If a Broker-Dealer offers you Private Placement investment opportunities, wouldn’t you like to know that there’s some regulatory oversight over it?
Let’s define both a Broker and a Dealer so that we’re on a level playing field.
What is a Broker?
According to the Securities Exchange Act of 1934 (the ”Exchange Act”), a Broker is “any person engaged in the business of effecting transactions in Securities for the account of others.”
The definition goes on to specify three activities. The Broker must be engaged in the business of effecting transactions in Securities for the account of others.
Without getting too wrapped up into legal definitions, a Broker is:
- Engaged in the business if it (the brokerage firm) conducts Securities transactions on a regular basis and the compensation for such activities is significant;
- Effecting transactions in Securities when, among other actions, it is structuring an investment, helping identify potential Investors, soliciting Investors, negotiating between Issuer and Investor, and executing the investment; and
- Doing so for the account of others. Simply stated, that means that it is effecting transactions not for its own account, but on others’ behalf. This is also known as an Agency Transaction.
What is a Dealer?
A Dealer, as defined by the Exchange Act, is “any person engaged in the business of buying and selling Securities . . . for such person’s own account through a Broker or otherwise.” Therefore, a Dealer must both buy and sell Securities for its own account and be doing so on a regular basis.
A Principal Transaction is one in which a Dealer purchases a Security for its own account or sells it to its customers.

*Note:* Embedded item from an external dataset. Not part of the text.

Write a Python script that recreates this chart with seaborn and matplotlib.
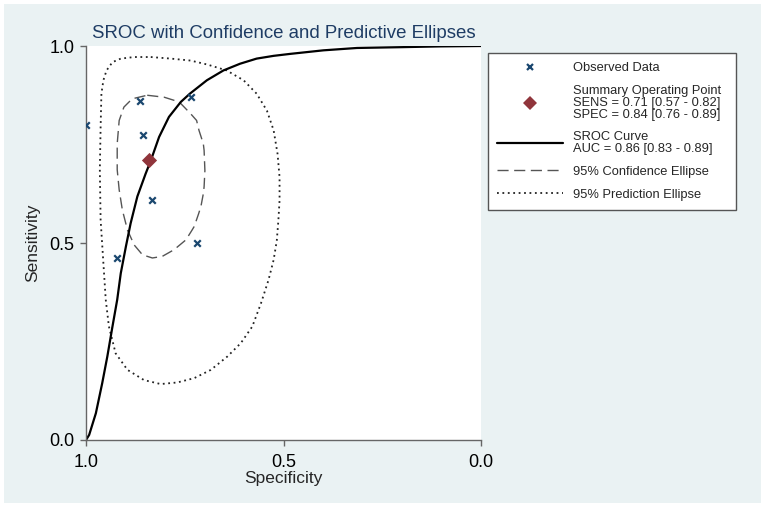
import matplotlib
matplotlib.use("Agg")
import matplotlib.pyplot as plt
import seaborn as sns
from matplotlib.lines import Line2D
from matplotlib.patches import Rectangle

# observed study points (specificity, sensitivity)
obs_spec = [1.000, 0.864, 0.734, 0.855, 0.833, 0.719, 0.922]
obs_sens = [0.800, 0.861, 0.870, 0.774, 0.610, 0.499, 0.462]

# summary operating point
sum_spec = [0.84]
sum_sens = [0.71]

# SROC curve
sroc_spec = [1.000, 0.992, 0.975, 0.959, 0.946, 0.933, 0.921, 0.912, 0.899, 0.887,
             0.870, 0.849, 0.836, 0.815, 0.790, 0.760, 0.737, 0.694, 0.652, 0.610,
             0.568, 0.525, 0.483, 0.399, 0.314, 0.204, 0.103, 0.000]
sroc_sens = [0.000, 0.013, 0.068, 0.144, 0.212, 0.288, 0.356, 0.423, 0.491, 0.550,
             0.618, 0.676, 0.709, 0.769, 0.820, 0.858, 0.879, 0.913, 0.938, 0.955,
             0.968, 0.975, 0.980, 0.989, 0.995, 0.997, 0.999, 1.000]

# 95% confidence ellipse
ci_spec = [0.845, 0.802, 0.764, 0.735, 0.720, 0.714, 0.703, 0.701, 0.699, 0.701,
           0.703, 0.709, 0.715, 0.726, 0.732, 0.747, 0.777, 0.807, 0.832, 0.857,
           0.878, 0.895, 0.908, 0.916, 0.921, 0.921, 0.916, 0.904, 0.883, 0.845]
ci_sens = [0.875, 0.870, 0.858, 0.828, 0.811, 0.786, 0.752, 0.735, 0.684, 0.643,
           0.625, 0.593, 0.574, 0.542, 0.532, 0.508, 0.483, 0.466, 0.462, 0.470,
           0.495, 0.533, 0.584, 0.635, 0.686, 0.752, 0.811, 0.845, 0.866, 0.875]

# 95% prediction ellipse
pi_spec = [0.836, 0.785, 0.735, 0.693, 0.644, 0.601, 0.568, 0.542, 0.525, 0.515,
           0.510, 0.510, 0.513, 0.517, 0.525, 0.538, 0.557, 0.579, 0.608, 0.642,
           0.684, 0.726, 0.769, 0.811, 0.853, 0.895, 0.925, 0.942, 0.950, 0.956,
           0.963, 0.965, 0.963, 0.961, 0.956, 0.948, 0.933, 0.912, 0.878, 0.836]
pi_sens = [0.972, 0.968, 0.963, 0.953, 0.938, 0.913, 0.879, 0.836, 0.786, 0.726,
           0.667, 0.608, 0.557, 0.506, 0.457, 0.406, 0.347, 0.288, 0.246, 0.212,
           0.178, 0.157, 0.146, 0.142, 0.152, 0.178, 0.220, 0.288, 0.356, 0.449,
           0.559, 0.686, 0.794, 0.879, 0.913, 0.938, 0.959, 0.968, 0.972, 0.972]

legend_labels = [
    "Observed Data",
    "Summary Operating Point\nSENS = 0.71 [0.57 - 0.82]\nSPEC = 0.84 [0.76 - 0.89]",
    "SROC Curve\nAUC = 0.86 [0.83 - 0.89]",
    "95% Confidence Ellipse",
    "95% Prediction Ellipse",
]

NAVY = "#1a476f"
MAROON = "#90353b"
BG = "#eaf2f3"

sns.set_style("white")
plt.rcParams["font.family"] = ["Liberation Sans", "DejaVu Sans"]

fig = plt.figure(figsize=(7.65, 5.08), dpi=100)
fig.patch.set_facecolor("white")
fig.patches.append(Rectangle((4 / 765, 5 / 508), 757 / 765, 499 / 508,
                             transform=fig.transFigure, facecolor=BG,
                             edgecolor="none", zorder=-10))

ax = fig.add_axes([86 / 765, 68 / 508, 395 / 765, 394 / 508])
ax.set_facecolor("white")

sns.lineplot(x=pi_spec, y=pi_sens, sort=False, estimator=None, ax=ax,
             color="#222222", lw=1.3, linestyle=(0, (1, 2)))
sns.lineplot(x=ci_spec, y=ci_sens, sort=False, estimator=None, ax=ax,
             color="#555555", lw=1.0, linestyle=(0, (8, 4)))
sns.lineplot(x=sroc_spec, y=sroc_sens, sort=False, estimator=None, ax=ax,
             color="black", lw=1.6)
sns.scatterplot(x=obs_spec, y=obs_sens, ax=ax, marker="x", color=NAVY,
                s=22, linewidth=1.6, zorder=5)
sns.scatterplot(x=sum_spec, y=sum_sens, ax=ax, marker="D", color=MAROON,
                s=60, linewidth=0, zorder=6)

ax.set_xlim(1.0, 0.0)
ax.set_ylim(0.0, 1.0)
ax.set_xticks([1.0, 0.5, 0.0])
ax.set_yticks([0.0, 0.5, 1.0])
ax.set_xticklabels(["1.0", "0.5", "0.0"])
ax.set_yticklabels(["0.0", "0.5", "1.0"])
ax.tick_params(axis="both", direction="out", length=4.5, width=1, color="#666666",
               labelsize=13, pad=4, labelcolor="black", left=True, bottom=True)
ax.tick_params(axis="x", pad=5.5)
for side in ["top", "right"]:
    ax.spines[side].set_visible(False)
for side in ["left", "bottom"]:
    ax.spines[side].set_color("#666666")
    ax.spines[side].set_linewidth(1)

ax.set_xlabel("Specificity", fontsize=12.5)
ax.set_ylabel("Sensitivity", fontsize=12.5)
ax.xaxis.set_label_coords(0.5, -0.079)
ax.yaxis.set_label_coords(-0.116, 0.5)

fig.text(92 / 765, 1 - 33 / 508, "SROC with Confidence and Predictive Ellipses",
         fontsize=13.4, color="#1e3c64", ha="left", va="center")

handles = [
    Line2D([], [], ls="none", marker="x", color=NAVY, ms=4.5, mew=1.6),
    Line2D([], [], ls="none", marker="D", color=MAROON, ms=7.5, mew=0),
    Line2D([], [], color="black", lw=1.6),
    Line2D([], [], color="#555555", lw=1.0, linestyle=(0, (8, 4))),
    Line2D([], [], color="#222222", lw=1.3, linestyle=(0, (1, 2))),
]
leg_top = 1 - 53 / 508
leg = fig.legend(handles, legend_labels, loc="upper left",
                 bbox_to_anchor=(488 / 765, leg_top - 0.01, 248 / 765, 0.01),
                 bbox_transform=fig.transFigure, mode="expand", borderaxespad=0,
                 fontsize=9.3, frameon=True, fancybox=False, framealpha=1,
                 edgecolor="#555555", handlelength=5.1, handletextpad=0.75,
                 labelspacing=0.82, borderpad=0.7)
leg.get_frame().set_linewidth(1.0)
for t in leg.get_texts():
    t.set_linespacing(1.0)

fig.savefig("out.png", dpi=100, facecolor="white")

This definition does not include Investors who buy and sell a Security for investment purposes but sometimes hold the position for only a short amount of time.
As referenced above, if buying and selling Securities on a regular basis is part of an entity’s activities, it is deemed to be a Dealer.
One can surmise from the above definitions what is a Broker-Dealer: a brokerage firm that buys and sells Securities regularly as a principal before selling the Securities to Investors.
Federal Regulatory Oversight
The Exchange Act is the principal federal legislation that governs Brokers and Dealers in Securities. The Securities Exchange Commission (“SEC”), the rules of self-regulatory organizations (“SROs”), and the Exchange Act itself lay out extensive provisions for all Broker-Dealers.
Oversight includes a long list of items, including periodic inspections, investigations and disciplinary actions by the SEC, compliance with minimum net capital requirements, customer protection rules, financial reporting requirements, and others.
Registered Broker-Dealers are, as one would expect, subject to anti-fraud, anti-manipulation, and anti-money laundering provisions of the federal Securities laws. Other requirements involve Insider Trading and extending credit to customers.
As noted in other articles, with minor exceptions, they are required to belong to a Self-Regulatory Organization (“SRO”), which includes national Securities Exchanges and registered Securities Associations, as well as the Securities Investor Protection Corporation (“SIPC”). The Financial Industry Regulatory Authority (“FINRA”) is currently the only registered national Securities association.
Anyone who wishes may review a firm’s or an individual registered representative’s record through BrokerCheck (brokercheck.finra.org). In it one can find an individual Broker’s employment history, professional qualifications, and disciplinary actions, criminal convictions, civil judgements and arbitration awards, if any. This information comes from FINRA’s Central Registration Depository (“CRD”).
FINRA and national Securities exchanges have enforcement powers and examination authority over their members and their members’ Associated Persons.
State Regulatory Oversight
In addition to the federal regulatory system, Broker-Dealers are subject to state Securities laws, known as the Blue Sky Laws, as well as, in most states, either to the Uniform Securities Act of 1956 (the ”1956 Act”) or the Uniform Securities Act of 2002 (the ”2002 Act”). Both the 1956 Act and 2002 Act make it unlawful for any person to transact business in a state as a Broker-Dealer or agent without registration. See “Rule 506(b) Offerings” for more information.
What happens if an unregistered Broker-Dealer conducts business illegally?
If you are approached by an entity in the business of selling Securities, and it is not a registered Broker-Dealer, be on your guard. Acting as a Broker-Dealer without registering (unless under an exemption) may subject the Broker-Dealer to consequences by the SEC, state enforcement agencies as well as private actions. Such actions may include: (i) cease-and-desist orders from the SEC or relevant state regulator or court injunctions; (ii) civil penalties including fines and disgorgement; (iii) criminal liabilities; (iv) potential rescission rights of Investors under federal or state law; and (v) reputational harm.
Brokers and Dealers are tightly regulated entities with extensive and growing oversight by federal Securities agencies, national SROs and state Securities agencies or commissions.
Operating “under the radar” is extremely risky for the operator. A registered Broker-Dealer, such as CFG, collects, provides to regulators, and maintains extensive records, expending significant resources to ensure that Investors are treated in accordance with federal and state regulations, but, most importantly, according to our own standards of professionalism, transparency, honesty and integrity.